* Begin MATERIAL *

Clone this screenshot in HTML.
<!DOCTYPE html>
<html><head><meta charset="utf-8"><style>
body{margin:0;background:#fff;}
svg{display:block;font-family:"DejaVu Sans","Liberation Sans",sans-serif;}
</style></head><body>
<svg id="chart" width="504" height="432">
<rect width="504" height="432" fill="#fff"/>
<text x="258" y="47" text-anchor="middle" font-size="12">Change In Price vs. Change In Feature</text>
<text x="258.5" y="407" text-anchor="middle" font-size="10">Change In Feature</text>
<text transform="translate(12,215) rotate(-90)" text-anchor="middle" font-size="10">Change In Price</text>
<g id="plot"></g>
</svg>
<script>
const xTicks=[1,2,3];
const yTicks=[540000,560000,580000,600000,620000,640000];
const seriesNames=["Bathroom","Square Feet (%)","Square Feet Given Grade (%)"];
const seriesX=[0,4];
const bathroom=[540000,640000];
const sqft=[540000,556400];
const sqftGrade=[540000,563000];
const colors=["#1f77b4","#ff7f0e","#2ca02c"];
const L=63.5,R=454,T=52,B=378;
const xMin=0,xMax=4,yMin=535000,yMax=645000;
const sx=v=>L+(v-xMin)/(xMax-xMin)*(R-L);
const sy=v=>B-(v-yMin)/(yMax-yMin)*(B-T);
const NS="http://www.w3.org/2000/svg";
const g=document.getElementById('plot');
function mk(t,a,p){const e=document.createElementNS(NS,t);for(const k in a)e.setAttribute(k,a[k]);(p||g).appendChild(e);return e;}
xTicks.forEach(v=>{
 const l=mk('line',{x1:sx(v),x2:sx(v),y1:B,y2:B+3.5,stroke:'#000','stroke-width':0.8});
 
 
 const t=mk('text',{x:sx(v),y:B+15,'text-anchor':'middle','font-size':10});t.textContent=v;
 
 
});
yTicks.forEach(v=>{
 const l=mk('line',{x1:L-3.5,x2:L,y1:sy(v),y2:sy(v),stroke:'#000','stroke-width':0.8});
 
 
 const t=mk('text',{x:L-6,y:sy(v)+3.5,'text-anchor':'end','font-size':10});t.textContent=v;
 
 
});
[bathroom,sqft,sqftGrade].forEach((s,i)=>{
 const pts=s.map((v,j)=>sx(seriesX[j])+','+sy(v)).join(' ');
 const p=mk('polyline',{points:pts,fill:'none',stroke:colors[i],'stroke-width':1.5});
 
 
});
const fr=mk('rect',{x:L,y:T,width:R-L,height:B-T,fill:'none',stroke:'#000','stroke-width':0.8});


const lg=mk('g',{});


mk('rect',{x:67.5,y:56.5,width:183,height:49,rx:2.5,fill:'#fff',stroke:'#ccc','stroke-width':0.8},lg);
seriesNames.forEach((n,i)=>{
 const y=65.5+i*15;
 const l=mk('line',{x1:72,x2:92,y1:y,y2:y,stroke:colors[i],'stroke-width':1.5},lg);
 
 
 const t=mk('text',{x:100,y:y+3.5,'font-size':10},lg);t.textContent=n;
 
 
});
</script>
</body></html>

* End MATERIAL *

REQUIREMENT:
Quote each line of the data above exactly as written.

EXERCISE ANSWER:
Clone this screenshot in HTML.
<!DOCTYPE html>
<html><head><meta charset="utf-8"><style>
body{margin:0;background:#fff;}
svg{display:block;font-family:"DejaVu Sans","Liberation Sans",sans-serif;}
</style></head><body>
<svg id="chart" width="504" height="432">
<rect width="504" height="432" fill="#fff"/>
<text x="258" y="47" text-anchor="middle" font-size="12">Change In Price vs. Change In Feature</text>
<text x="258.5" y="407" text-anchor="middle" font-size="10">Change In Feature</text>
<text transform="translate(12,215) rotate(-90)" text-anchor="middle" font-size="10">Change In Price</text>
<g id="plot"></g>
</svg>
<script>
const xTicks=[1,2,3];
const yTicks=[540000,560000,580000,600000,620000,640000];
const seriesNames=["Bathroom","Square Feet (%)","Square Feet Given Grade (%)"];
const seriesX=[0,4];
const bathroom=[540000,640000];
const sqft=[540000,556400];
const sqftGrade=[540000,563000];
const colors=["#1f77b4","#ff7f0e","#2ca02c"];
const L=63.5,R=454,T=52,B=378;
const xMin=0,xMax=4,yMin=535000,yMax=645000;
const sx=v=>L+(v-xMin)/(xMax-xMin)*(R-L);
const sy=v=>B-(v-yMin)/(yMax-yMin)*(B-T);
const NS="http://www.w3.org/2000/svg";
const g=document.getElementById('plot');
function mk(t,a,p){const e=document.createElementNS(NS,t);for(const k in a)e.setAttribute(k,a[k]);(p||g).appendChild(e);return e;}
xTicks.forEach(v=>{
 const l=mk('line',{x1:sx(v),x2:sx(v),y1:B,y2:B+3.5,stroke:'#000','stroke-width':0.8});
 
 
 const t=mk('text',{x:sx(v),y:B+15,'text-anchor':'middle','font-size':10});t.textContent=v;
 
 
});
yTicks.forEach(v=>{
 const l=mk('line',{x1:L-3.5,x2:L,y1:sy(v),y2:sy(v),stroke:'#000','stroke-width':0.8});
 
 
 const t=mk('text',{x:L-6,y:sy(v)+3.5,'text-anchor':'end','font-size':10});t.textContent=v;
 
 
});
[bathroom,sqft,sqftGrade].forEach((s,i)=>{
 const pts=s.map((v,j)=>sx(seriesX[j])+','+sy(v)).join(' ');
 const p=mk('polyline',{points:pts,fill:'none',stroke:colors[i],'stroke-width':1.5});
 
 
});
const fr=mk('rect',{x:L,y:T,width:R-L,height:B-T,fill:'none',stroke:'#000','stroke-width':0.8});


const lg=mk('g',{});


mk('rect',{x:67.5,y:56.5,width:183,height:49,rx:2.5,fill:'#fff',stroke:'#ccc','stroke-width':0.8},lg);
seriesNames.forEach((n,i)=>{
 const y=65.5+i*15;
 const l=mk('line',{x1:72,x2:92,y1:y,y2:y,stroke:colors[i],'stroke-width':1.5},lg);
 
 
 const t=mk('text',{x:100,y:y+3.5,'font-size':10},lg);t.textContent=n;
 
 
});
</script>
</body></html>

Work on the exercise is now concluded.